** START **
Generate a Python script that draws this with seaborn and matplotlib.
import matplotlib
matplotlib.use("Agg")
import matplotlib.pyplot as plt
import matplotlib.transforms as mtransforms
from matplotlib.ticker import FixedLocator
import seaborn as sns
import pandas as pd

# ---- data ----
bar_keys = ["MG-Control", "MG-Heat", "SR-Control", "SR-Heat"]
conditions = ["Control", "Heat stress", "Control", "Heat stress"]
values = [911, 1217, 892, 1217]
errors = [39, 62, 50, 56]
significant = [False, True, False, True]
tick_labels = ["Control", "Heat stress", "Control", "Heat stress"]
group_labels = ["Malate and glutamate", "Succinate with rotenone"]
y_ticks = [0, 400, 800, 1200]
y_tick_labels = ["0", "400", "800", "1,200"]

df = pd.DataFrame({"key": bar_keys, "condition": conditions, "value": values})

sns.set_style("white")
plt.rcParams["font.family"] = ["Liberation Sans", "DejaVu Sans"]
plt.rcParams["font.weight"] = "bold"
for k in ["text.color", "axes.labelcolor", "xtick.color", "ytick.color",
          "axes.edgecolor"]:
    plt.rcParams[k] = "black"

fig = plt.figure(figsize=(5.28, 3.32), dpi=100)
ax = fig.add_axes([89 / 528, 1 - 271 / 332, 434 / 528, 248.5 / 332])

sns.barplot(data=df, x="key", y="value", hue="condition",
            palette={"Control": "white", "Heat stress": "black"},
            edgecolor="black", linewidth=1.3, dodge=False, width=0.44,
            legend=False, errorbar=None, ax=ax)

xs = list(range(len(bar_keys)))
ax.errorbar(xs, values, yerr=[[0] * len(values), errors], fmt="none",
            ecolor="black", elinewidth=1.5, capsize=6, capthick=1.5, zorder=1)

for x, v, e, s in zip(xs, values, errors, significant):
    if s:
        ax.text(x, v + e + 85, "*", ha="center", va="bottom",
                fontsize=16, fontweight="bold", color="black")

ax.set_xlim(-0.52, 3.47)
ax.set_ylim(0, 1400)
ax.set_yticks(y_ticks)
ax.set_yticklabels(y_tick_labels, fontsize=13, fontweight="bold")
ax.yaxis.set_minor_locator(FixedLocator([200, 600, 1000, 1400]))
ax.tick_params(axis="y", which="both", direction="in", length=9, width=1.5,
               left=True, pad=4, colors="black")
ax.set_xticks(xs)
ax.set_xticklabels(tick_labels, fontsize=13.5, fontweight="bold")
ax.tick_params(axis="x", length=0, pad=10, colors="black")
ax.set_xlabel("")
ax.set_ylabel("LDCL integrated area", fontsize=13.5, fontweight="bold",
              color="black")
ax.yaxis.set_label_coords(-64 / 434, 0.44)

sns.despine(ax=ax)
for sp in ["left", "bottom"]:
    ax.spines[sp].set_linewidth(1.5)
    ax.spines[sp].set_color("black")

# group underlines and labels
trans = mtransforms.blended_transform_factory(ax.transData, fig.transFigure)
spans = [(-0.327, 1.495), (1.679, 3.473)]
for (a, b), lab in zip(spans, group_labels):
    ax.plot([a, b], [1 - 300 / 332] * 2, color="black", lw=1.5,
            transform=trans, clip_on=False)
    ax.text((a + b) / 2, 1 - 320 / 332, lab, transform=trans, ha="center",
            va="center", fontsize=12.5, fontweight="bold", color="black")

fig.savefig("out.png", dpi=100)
** END **
** START **
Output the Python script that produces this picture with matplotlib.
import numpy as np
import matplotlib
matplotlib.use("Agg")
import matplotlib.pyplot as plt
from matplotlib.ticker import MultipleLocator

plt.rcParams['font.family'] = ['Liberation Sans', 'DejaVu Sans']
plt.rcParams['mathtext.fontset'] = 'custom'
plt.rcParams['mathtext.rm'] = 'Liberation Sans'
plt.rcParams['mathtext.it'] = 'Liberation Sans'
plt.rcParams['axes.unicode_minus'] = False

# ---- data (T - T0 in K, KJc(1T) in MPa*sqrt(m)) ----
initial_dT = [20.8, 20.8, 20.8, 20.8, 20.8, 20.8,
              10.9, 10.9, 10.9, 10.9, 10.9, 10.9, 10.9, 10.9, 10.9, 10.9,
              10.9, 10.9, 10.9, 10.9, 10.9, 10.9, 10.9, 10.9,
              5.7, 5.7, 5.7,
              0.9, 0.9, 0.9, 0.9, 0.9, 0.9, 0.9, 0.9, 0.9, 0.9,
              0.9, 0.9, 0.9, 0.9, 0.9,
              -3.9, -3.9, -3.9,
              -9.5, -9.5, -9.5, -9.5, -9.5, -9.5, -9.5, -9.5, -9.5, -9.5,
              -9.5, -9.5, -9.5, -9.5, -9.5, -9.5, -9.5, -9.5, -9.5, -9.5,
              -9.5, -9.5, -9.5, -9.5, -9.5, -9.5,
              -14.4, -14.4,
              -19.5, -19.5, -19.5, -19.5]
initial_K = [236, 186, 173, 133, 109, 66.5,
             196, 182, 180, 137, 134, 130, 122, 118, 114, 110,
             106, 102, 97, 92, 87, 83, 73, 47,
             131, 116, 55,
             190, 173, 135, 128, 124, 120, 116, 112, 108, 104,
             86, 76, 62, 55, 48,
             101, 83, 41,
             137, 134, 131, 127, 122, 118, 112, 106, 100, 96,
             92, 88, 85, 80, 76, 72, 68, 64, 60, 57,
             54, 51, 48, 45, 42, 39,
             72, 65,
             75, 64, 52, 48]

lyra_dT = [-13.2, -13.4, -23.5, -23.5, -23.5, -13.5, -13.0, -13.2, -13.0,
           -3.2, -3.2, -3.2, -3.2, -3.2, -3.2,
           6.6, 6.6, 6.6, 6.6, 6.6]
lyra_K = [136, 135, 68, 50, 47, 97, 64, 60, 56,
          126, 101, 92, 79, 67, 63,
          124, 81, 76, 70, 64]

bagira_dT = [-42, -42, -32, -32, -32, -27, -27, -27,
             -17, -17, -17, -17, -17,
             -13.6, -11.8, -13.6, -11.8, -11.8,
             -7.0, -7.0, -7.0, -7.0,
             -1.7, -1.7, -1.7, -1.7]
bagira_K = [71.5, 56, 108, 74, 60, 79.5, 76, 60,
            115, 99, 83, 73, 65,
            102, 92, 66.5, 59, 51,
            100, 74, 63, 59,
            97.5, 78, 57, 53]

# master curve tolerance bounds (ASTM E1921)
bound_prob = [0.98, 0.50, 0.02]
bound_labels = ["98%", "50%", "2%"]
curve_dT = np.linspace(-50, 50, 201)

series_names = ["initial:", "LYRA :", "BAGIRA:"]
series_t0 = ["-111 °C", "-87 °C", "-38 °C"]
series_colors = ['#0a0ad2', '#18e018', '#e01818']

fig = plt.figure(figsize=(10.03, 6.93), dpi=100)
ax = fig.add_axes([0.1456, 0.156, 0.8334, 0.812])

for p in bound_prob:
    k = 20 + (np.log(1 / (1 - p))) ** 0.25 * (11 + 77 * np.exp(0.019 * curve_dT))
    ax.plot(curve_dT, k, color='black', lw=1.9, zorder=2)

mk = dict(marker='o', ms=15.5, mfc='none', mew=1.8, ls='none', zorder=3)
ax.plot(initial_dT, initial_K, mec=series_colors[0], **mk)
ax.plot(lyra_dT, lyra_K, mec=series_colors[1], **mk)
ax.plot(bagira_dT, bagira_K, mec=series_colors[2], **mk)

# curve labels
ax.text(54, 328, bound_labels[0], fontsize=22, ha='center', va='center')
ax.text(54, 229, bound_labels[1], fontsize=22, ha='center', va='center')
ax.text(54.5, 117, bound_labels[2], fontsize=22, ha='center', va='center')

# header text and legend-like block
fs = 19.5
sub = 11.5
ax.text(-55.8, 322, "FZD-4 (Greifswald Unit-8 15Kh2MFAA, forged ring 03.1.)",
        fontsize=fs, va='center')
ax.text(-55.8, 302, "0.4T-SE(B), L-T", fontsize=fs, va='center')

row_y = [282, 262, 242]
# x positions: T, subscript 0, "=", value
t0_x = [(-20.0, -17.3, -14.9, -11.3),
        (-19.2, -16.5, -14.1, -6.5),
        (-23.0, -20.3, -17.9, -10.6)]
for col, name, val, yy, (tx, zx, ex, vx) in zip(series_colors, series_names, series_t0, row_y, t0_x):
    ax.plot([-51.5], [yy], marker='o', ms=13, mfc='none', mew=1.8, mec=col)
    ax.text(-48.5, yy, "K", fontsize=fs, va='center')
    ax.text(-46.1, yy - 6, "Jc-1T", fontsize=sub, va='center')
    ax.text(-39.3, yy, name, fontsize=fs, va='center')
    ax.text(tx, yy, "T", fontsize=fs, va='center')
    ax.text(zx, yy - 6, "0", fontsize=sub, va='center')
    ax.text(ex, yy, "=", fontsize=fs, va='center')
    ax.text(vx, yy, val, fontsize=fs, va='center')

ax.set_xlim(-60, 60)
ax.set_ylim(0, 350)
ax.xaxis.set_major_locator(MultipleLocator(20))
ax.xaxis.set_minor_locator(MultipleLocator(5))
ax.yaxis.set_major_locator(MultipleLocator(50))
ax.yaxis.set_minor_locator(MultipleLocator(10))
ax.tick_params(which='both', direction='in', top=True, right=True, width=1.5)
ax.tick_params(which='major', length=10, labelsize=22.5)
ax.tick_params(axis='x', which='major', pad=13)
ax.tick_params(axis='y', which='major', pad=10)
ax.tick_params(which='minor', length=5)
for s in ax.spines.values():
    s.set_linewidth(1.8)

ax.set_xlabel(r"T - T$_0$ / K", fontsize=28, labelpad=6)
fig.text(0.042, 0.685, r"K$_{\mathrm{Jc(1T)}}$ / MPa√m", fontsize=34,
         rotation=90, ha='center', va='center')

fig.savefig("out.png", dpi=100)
** END **
Repeat exactly the lines running from the one with "Generate a Python" through the one with "import pandas as pd", both included.

◆ **TASK OUTPUT**
Generate a Python script that draws this with seaborn and matplotlib.
import matplotlib
matplotlib.use("Agg")
import matplotlib.pyplot as plt
import matplotlib.transforms as mtransforms
from matplotlib.ticker import FixedLocator
import seaborn as sns
import pandas as pd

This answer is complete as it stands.